Chama também a atenção a forma como a salvação chega: através de sonhos. Algo frágil, impalpável. José não recebe planos detalhados, apenas indicações essenciais. “Levanta-te. Toma contigo o menino e sua mãe. Foge.” E ele obedece, mas sem apagar a inteligência e a responsabilidade. Quando Herodes morre, o anjo diz: “Podes voltar”. E José reflete. Vê que na Judeia, a região onde fica Belém, no lugar de Herodes está Arquelau, igualmente violento. E considera que não deve arriscar.

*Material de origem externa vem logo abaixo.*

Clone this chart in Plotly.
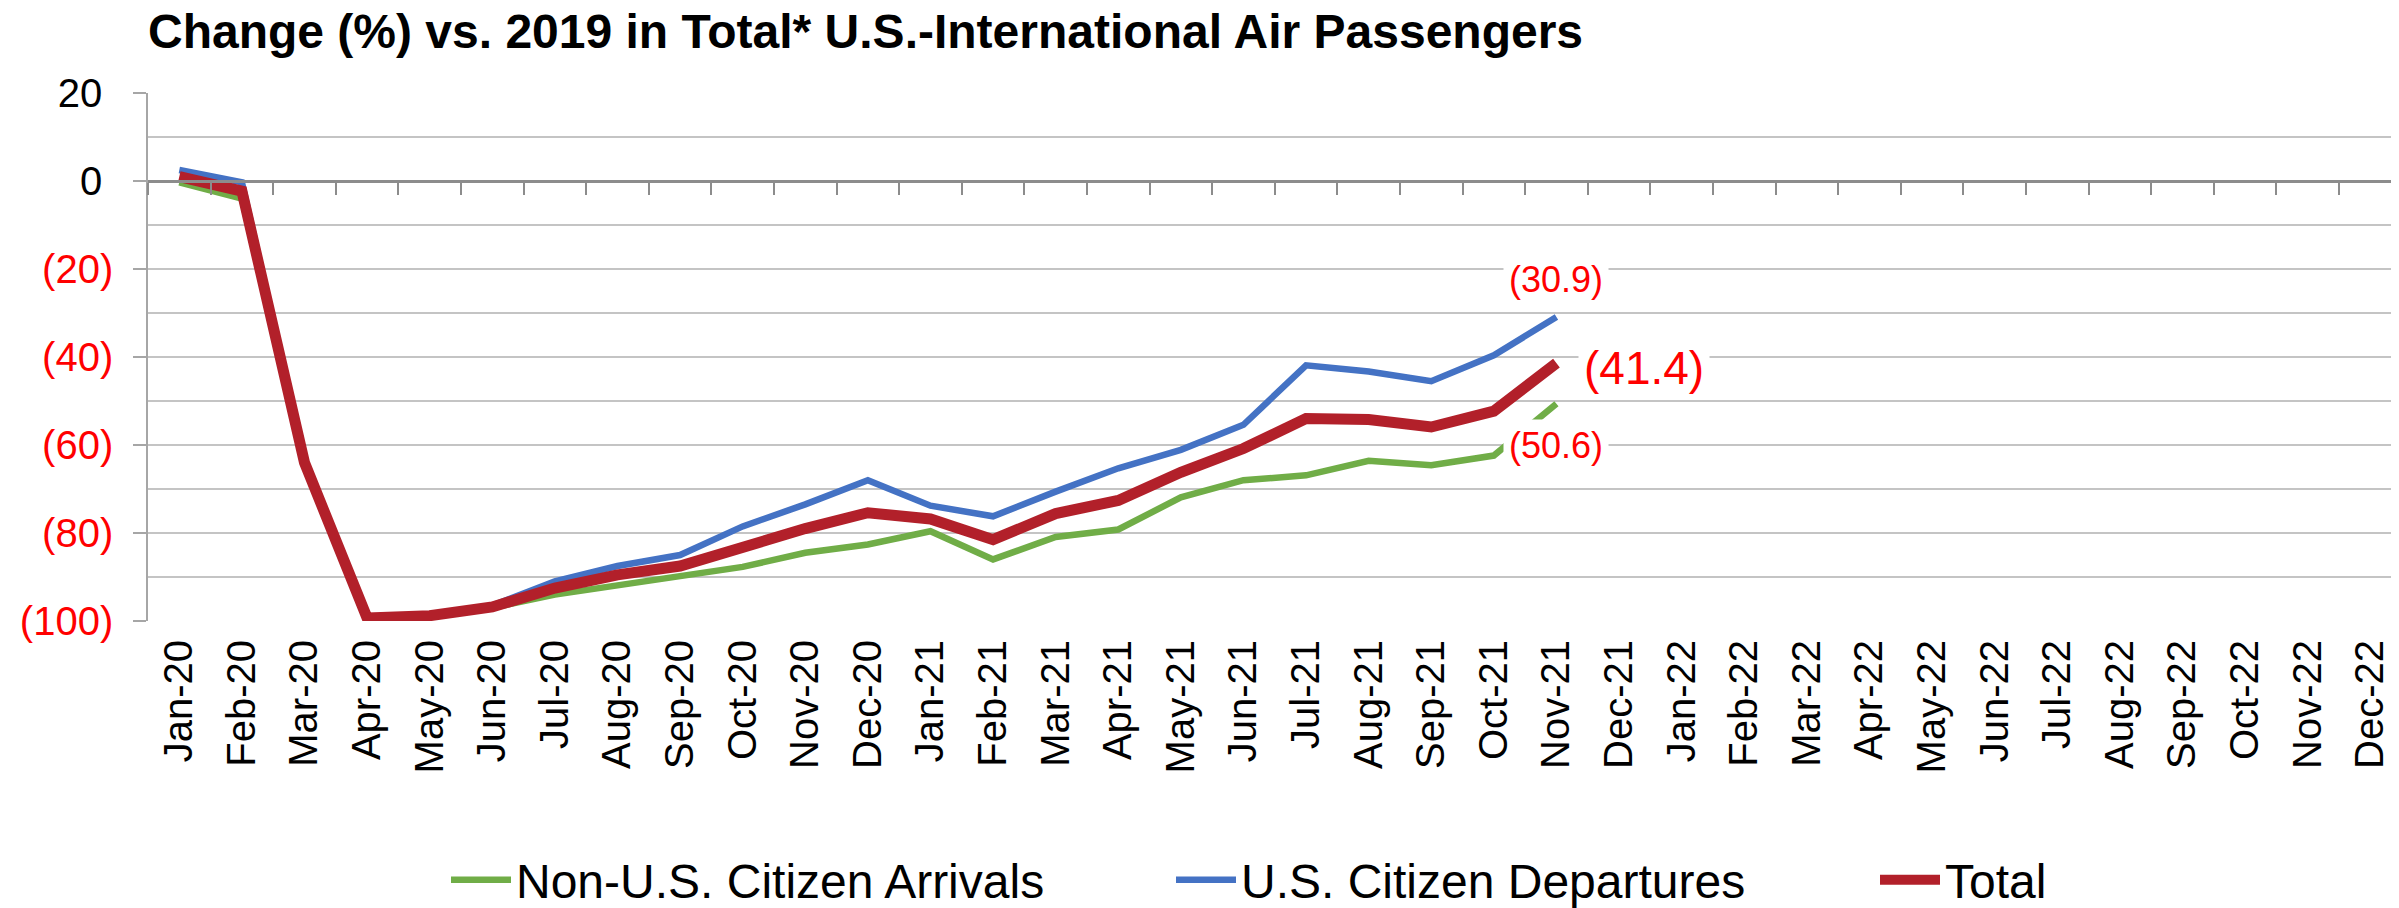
import plotly.graph_objects as go

months = ["Jan-20", "Feb-20", "Mar-20", "Apr-20", "May-20", "Jun-20", "Jul-20", "Aug-20",
          "Sep-20", "Oct-20", "Nov-20", "Dec-20", "Jan-21", "Feb-21", "Mar-21", "Apr-21",
          "May-21", "Jun-21", "Jul-21", "Aug-21", "Sep-21", "Oct-21", "Nov-21", "Dec-21",
          "Jan-22", "Feb-22", "Mar-22", "Apr-22", "May-22", "Jun-22", "Jul-22", "Aug-22",
          "Sep-22", "Oct-22", "Nov-22", "Dec-22"]

non_us_arrivals = [-0.3, -4.0, -64.5, -99.3, -98.9, -97.0, -94.0, -91.9, -90.0, -87.7, -84.5, -82.6,
                   -79.6, -86.0, -80.9, -79.2, -71.9, -68.0, -66.9, -63.6, -64.6, -62.4, -50.6]
us_departures = [2.5, -0.3, -63.5, -99.2, -98.7, -96.5, -91.0, -87.5, -85.0, -78.5, -73.5, -68.0,
                 -73.8, -76.2, -70.6, -65.3, -61.1, -55.4, -41.9, -43.3, -45.5, -39.6, -30.9]
total = [1.0, -2.3, -64.0, -99.3, -98.8, -96.8, -92.5, -89.5, -87.5, -83.0, -79.0, -75.4,
         -76.8, -81.5, -75.6, -72.6, -66.2, -60.8, -54.0, -54.2, -55.9, -52.3, -41.4]

y_ticks = [20, 0, -20, -40, -60, -80, -100]

FONT = "Liberation Sans, Arial, sans-serif"
GREEN = "#70AD47"
BLUE = "#4472C4"
RED = "#B2202A"
LABEL_RED = "#FF0000"

# the page body has an 8px margin; the figure is sized to fill the rest of the window
W, H, OFF = 2391, 900, 8


def pad(series):
    return series + [None] * (len(months) - len(series))


def tick_text(v):
    if v < 0:
        return f'<span style="color:{LABEL_RED}">({abs(v)})</span>'
    return f"{v}\u00a0"


def paren(v):
    return f"({abs(v):.1f})"


fig = go.Figure()
fig.add_trace(go.Scatter(x=months, y=pad(non_us_arrivals), mode="lines",
                         name="Non-U.S. Citizen Arrivals",
                         line=dict(color=GREEN, width=6.5), legendwidth=650))
fig.add_trace(go.Scatter(x=months, y=pad(us_departures), mode="lines",
                         name="U.S. Citizen Departures",
                         line=dict(color=BLUE, width=6.5), legendwidth=629))
fig.add_trace(go.Scatter(x=months, y=pad(total), mode="lines",
                         name="Total",
                         line=dict(color=RED, width=11)))
# helper trace so the zero-crossing category axis (ticks between months) is drawn
fig.add_trace(go.Scatter(x=[], y=[], xaxis="x2", showlegend=False, hoverinfo="skip"))

last = len(total) - 1
fig.add_annotation(x=months[last], y=us_departures[last], text=paren(us_departures[last]),
                   showarrow=False, yshift=37, xanchor="center", yanchor="middle",
                   font=dict(family=FONT, size=36, color=LABEL_RED), bgcolor="white", borderpad=5)
fig.add_annotation(x=months[last], y=non_us_arrivals[last], text=paren(non_us_arrivals[last]),
                   showarrow=False, yshift=-42, xanchor="center", yanchor="middle",
                   font=dict(family=FONT, size=36, color=LABEL_RED), bgcolor="white", borderpad=5)
fig.add_annotation(x=months[last], y=total[last], text=paren(total[last]),
                   showarrow=False, xshift=22, yshift=-5, xanchor="left", yanchor="middle",
                   font=dict(family=FONT, size=46, color=LABEL_RED), bgcolor="white", borderpad=5)

n = len(months)
x_range = [-0.5, n - 0.54]

fig.update_layout(
    width=W, height=H,
    margin=dict(l=148 - OFF, r=0, t=93 - OFF, b=287),
    paper_bgcolor="white", plot_bgcolor="white",
    font=dict(family=FONT, color="black"),
    title=dict(text="<b>Change (%) vs. 2019 in Total* U.S.-International Air Passengers</b>",
               x=(148 - OFF) / W, xanchor="left", xref="container",
               y=1 - (31 - OFF) / H, yanchor="middle", yref="container",
               font=dict(family=FONT, size=48, color="black")),
    xaxis=dict(type="category", categoryorder="array", categoryarray=months,
               range=x_range, showgrid=False, showline=False, zeroline=False,
               ticks="", tickangle=-90, ticklabelstandoff=10,
               tickfont=dict(family=FONT, size=40, color="black")),
    xaxis2=dict(overlaying="x", anchor="free", position=100 / 120, range=x_range,
                tickmode="array", tickvals=[i - 0.5 for i in range(n)],
                showticklabels=False, showgrid=False, zeroline=False,
                showline=True, linecolor="#8C8C8C", linewidth=2.5,
                ticks="outside", ticklen=12, tickwidth=2, tickcolor="#8C8C8C"),
    yaxis=dict(range=[-100, 20], tickmode="array", tickvals=y_ticks,
               ticktext=[tick_text(v) for v in y_ticks],
               showgrid=True, gridcolor="#C4C4C4", gridwidth=2,
               minor=dict(dtick=10, tick0=0, showgrid=True, gridcolor="#C4C4C4", gridwidth=2, ticks=""),
               zeroline=False, showline=True, linecolor="#A6A6A6", linewidth=1.5,
               ticks="outside", ticklen=13, tickwidth=1.5, tickcolor="#A6A6A6",
               ticklabelstandoff=12,
               tickfont=dict(family=FONT, size=40, color="black")),
    showlegend=True,
    legend=dict(orientation="h", xref="container", yref="container",
                x=(446 - OFF) / W, xanchor="left", y=1 - (880 - OFF) / H, yanchor="middle",
                itemwidth=60,
                font=dict(family=FONT, size=48, color="black"),
                bgcolor="rgba(0,0,0,0)", traceorder="normal"),
)

fig.write_html("out.html")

O final do trecho, portanto, está longe de ser um “happy end”. Morrem os Herodes, mas permanecem os herdeiros. O mal não desaparece de repente. Muda de rosto, transmite-se, reorganiza-se. José sonha, mas não é um idealista ingénuo. Sabe ler a realidade, reconhece os seus perigos. Ensina-nos que a esperança não é negar o mal, mas atravessá-lo com inteligência e coragem. Sonhar, sim. Mas agir com prudência, sem confundir a fé com a inconsciência.

Talvez esta seja a mensagem mais verdadeira para esta festa. Termina o Jubileu, mas não termina a esperança. Permanece renovada, mais sóbria, menos triunfalista. A Sagrada Família convida-nos a acreditar que também no meio da precariedade, do medo e da imperfeição pode nascer algo de novo. Não é o mundo perfeito que sonhamos, mas o mundo do “entretanto”, em trabalho de parto de esperança.

E, no entanto, Jesus cresce. Apesar de tudo. Numa aldeia periférica e desconhecida, Nazaré, símbolo de uma normalidade não heroica, não ideal e não perfeita, mas possível. A isso somos chamados: discernir as possibilidades concretas e “habitá-las”. No nosso “entretanto”!